Canadian and Alberta provincial regulators have said that alternative leak detection and repair (LDAR) methods will be permitted if their mitigation impacts are greater than or equal to the mitigation results of a LDAR method using OGI and Method 21 (an EPA protocol for detecting volatile organic compounds). Before a new technology or method is used in an alternative LDAR program, its ability to detect fugitive emissions must be evaluated.
The ExACT technology recently underwent single-blind controlled field testing during the Petroleum Technology Alliance Canada’s (PTAC) Alberta methane field challenge, which was administered by independent experts.
The current measurement uncertainty is 63 per cent, with a slight bias to underestimate.

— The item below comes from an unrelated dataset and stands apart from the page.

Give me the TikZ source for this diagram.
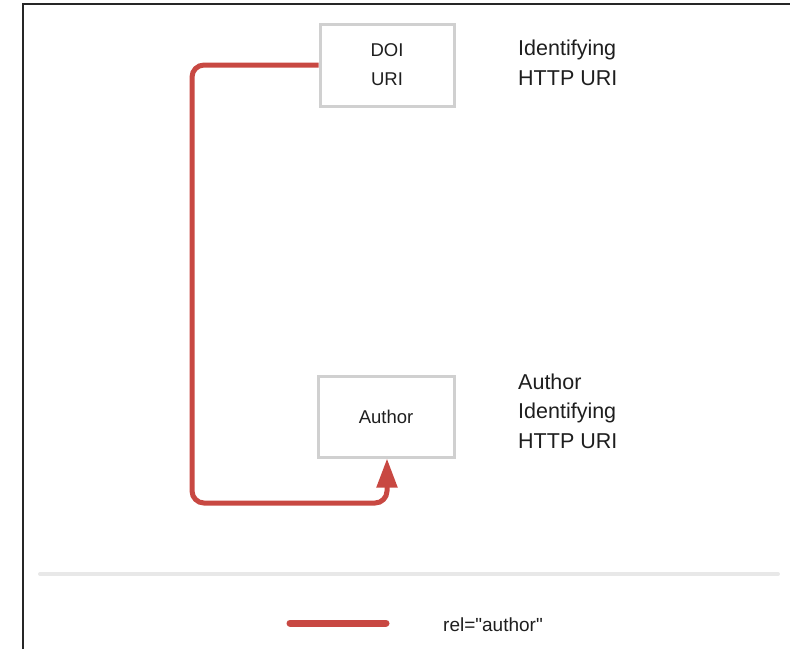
\documentclass[tikz,border=0pt]{standalone}
\usepackage{fontspec}
\newfontfamily\lsans{Liberation Sans}
\usetikzlibrary{arrows.meta}
\definecolor{relred}{RGB}{200,72,66}
\definecolor{boxgray}{RGB}{208,208,208}
\definecolor{sepgray}{RGB}{232,232,232}
\definecolor{txt}{RGB}{30,30,30}
\tikzset{
  uribox/.style={draw=boxgray, line width=3pt, inner sep=0pt, align=center, text=txt,
    font=\lsans\fontsize{18.5}{29}\selectfont},
  sidelabel/.style={anchor=west, align=left, inner sep=0pt, text=txt,
    font=\lsans\fontsize{21.5}{29.5}\selectfont},
  relline/.style={draw=relred, line width=5pt, rounded corners=12pt},
}
\begin{document}
\begin{tikzpicture}[x=1pt,y=-1pt]
\useasboundingbox (0,0) rectangle (790,649);
% frame
\draw[line width=1.5pt, black!85] (23,649) -- (23,4) -- (790,4);
% boxes
\node[uribox, minimum width=134pt, minimum height=82pt] (doi) at (387,65) {DOI\\URI};
\node[uribox, minimum width=136pt, minimum height=81pt] (author) at (386,416.5) {Author};
% labels
\node[sidelabel] (doilabel) at (518,63) {Identifying\\HTTP URI};
\node[sidelabel] (authorlabel) at (518,411) {Author\\Identifying\\HTTP URI};
% connector
\coordinate (c1) at (192,65);
\coordinate (c2) at (192,503);
\coordinate (c3) at (387,503);
\draw[relline, -{Triangle[length=29pt,width=20pt]}]
  (doi.west) -- (c1) -- (c2) -- (c3) -- (c3 |- author.south);
% separator
\coordinate (s1) at (40,574);
\coordinate (s2) at (778,574);
\draw[sepgray, line width=4pt, line cap=round] (s1) -- (s2);
% legend
\coordinate (l1) at (290,623);
\coordinate (l2) at (386,623);
\draw[relred, line width=7pt, line cap=round] (l1) -- (l2);
\node[anchor=west, inner sep=0pt, text=txt, font=\lsans\fontsize{19}{24}\selectfont] (legendtext) at (443,625) {rel="author"};
\end{tikzpicture}
\end{document}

However, this level of uncertainty is comparable to the OTM-33A that calculates emission rate estimates within 60 per cent accuracy, using lengthy (15-20 minute) stationary measurements, according to GeoVerra, which plans to use the results to improve and develop performance metrics and quantification certainty.

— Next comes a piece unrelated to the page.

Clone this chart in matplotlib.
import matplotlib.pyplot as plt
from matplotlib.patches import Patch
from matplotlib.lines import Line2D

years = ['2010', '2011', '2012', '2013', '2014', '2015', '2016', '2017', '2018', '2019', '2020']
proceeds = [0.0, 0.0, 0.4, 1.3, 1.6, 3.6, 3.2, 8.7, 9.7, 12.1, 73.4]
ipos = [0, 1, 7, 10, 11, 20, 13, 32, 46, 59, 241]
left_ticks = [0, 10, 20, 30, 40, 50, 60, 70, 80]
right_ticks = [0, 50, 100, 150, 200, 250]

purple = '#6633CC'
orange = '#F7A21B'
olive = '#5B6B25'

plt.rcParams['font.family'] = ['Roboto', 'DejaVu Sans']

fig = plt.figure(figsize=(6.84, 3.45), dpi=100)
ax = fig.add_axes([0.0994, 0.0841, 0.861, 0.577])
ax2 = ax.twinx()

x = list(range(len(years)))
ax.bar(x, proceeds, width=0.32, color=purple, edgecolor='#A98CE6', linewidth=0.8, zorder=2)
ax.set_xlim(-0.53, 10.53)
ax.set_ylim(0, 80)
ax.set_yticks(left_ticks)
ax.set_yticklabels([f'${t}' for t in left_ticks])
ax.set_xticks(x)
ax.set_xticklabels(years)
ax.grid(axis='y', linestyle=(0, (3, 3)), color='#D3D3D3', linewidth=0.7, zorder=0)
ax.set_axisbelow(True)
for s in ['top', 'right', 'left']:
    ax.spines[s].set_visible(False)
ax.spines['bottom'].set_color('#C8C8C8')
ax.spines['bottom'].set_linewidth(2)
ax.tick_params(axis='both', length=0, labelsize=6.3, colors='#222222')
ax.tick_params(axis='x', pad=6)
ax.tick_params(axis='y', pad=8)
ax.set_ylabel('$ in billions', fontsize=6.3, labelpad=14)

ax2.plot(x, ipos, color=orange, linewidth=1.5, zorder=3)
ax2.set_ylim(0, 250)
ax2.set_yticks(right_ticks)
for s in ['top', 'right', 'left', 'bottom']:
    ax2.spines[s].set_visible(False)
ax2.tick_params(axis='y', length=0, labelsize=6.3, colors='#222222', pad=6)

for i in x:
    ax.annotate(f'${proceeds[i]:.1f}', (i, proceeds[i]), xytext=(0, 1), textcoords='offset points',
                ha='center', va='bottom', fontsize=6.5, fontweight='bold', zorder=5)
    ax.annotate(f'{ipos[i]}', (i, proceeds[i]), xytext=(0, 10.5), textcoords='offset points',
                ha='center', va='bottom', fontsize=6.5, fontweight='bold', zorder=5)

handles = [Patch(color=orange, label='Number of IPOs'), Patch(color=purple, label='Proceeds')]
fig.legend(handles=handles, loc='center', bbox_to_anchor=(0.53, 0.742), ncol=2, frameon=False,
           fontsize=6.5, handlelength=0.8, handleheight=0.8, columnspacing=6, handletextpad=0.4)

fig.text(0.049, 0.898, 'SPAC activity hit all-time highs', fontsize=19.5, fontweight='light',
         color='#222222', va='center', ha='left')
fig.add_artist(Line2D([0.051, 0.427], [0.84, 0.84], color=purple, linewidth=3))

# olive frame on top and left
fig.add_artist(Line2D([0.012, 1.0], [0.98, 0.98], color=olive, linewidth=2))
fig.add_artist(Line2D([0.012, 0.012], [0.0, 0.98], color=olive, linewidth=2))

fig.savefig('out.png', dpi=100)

Put in context, as the emissions from a high emitting well pad and a low emitting well pad might vary between 1,000 to 10,000 per cent, “63 per cent is not too bad,” says Risk. “In terms of the whole range, it's not a very large error,” he says. “It’s still sort of measuring a football field in inches, as opposed to ten of metres.”
And even though there's some uncertainty, “there's still quite good resolution … they can tell whether it's [emission] small or big really, really easily.”
Under Alberta methane regulations, truck based mobile surveying, such as ExACT, is included as one of the approved alternative methods that could be used, says Hall. “So it's already been given the stamp of approval that it is an acceptable method that people can use.”
“It's advantageous that is within the Alberta regulations where the majority of the monitoring is occurring,” notes Risk.
The ExACT technology originated at Weyburn, Saskatchewan, where Risk was involved with the carbon capture and storage project then operated by Cenovus Energy Inc., which had an alleged leak that was proven false.
“That didn't change the way they did anything on the production and injection site,” he says. “But it did change their approach to monitoring and the intensity with which they wanted to monitor their own assets to protect against false allegations.”
Risk and his team were commissioned to develop a more efficient monitoring technique for oil and gas and CO2, and came up with the idea of a truck-based monitoring system. “[Whitecap Resources Inc. now] owns that property and we still are running the truck around for Whitecap every couple of years checking on all of their assets, and making sure that they don't have substantial leaks,” he says.
Everything FluxLab does is gas measurement related. Lately, it has been doing a lot of work on advancing gas migration measurement techniques, says Risk. “When a well fails, stuff that is supposed to hold will squeeze out into the soil and rock around the well and then move up to the surface and, because it comes out of the dirt . . . it’s hard to measure and capture.”
The lab has been working on stationary monitors — lower cost methane sensors that could be installed at sites for the long term where the monitoring needs to be more continuous.
It also is continually trying to improve the ExACT technology itself, including using it on boats and on an all-terrain vehicle in an effort to access different types of data and infrastructure that might need measuring, says Hall.
“We've also been trying to improve the speed at which the information gets back to the people who need it and want to see what was actually measured to make it more like a real-time drive around,” she says. “They would get the data instantaneously.”
Although the driver and co-driver of the vehicle see some information right away, there's usually a data processing step afterward, says Risk. “I think basically [GeoVerra] eventually hopes to be able to post those numbers when the truck drives off the well pad,” he says. “So we're not quite there yet but we're getting closer and we're working hard on that.”
At present, the quickest turnaround is about 24 hours, but “we're still striving to improve it,” says Hall.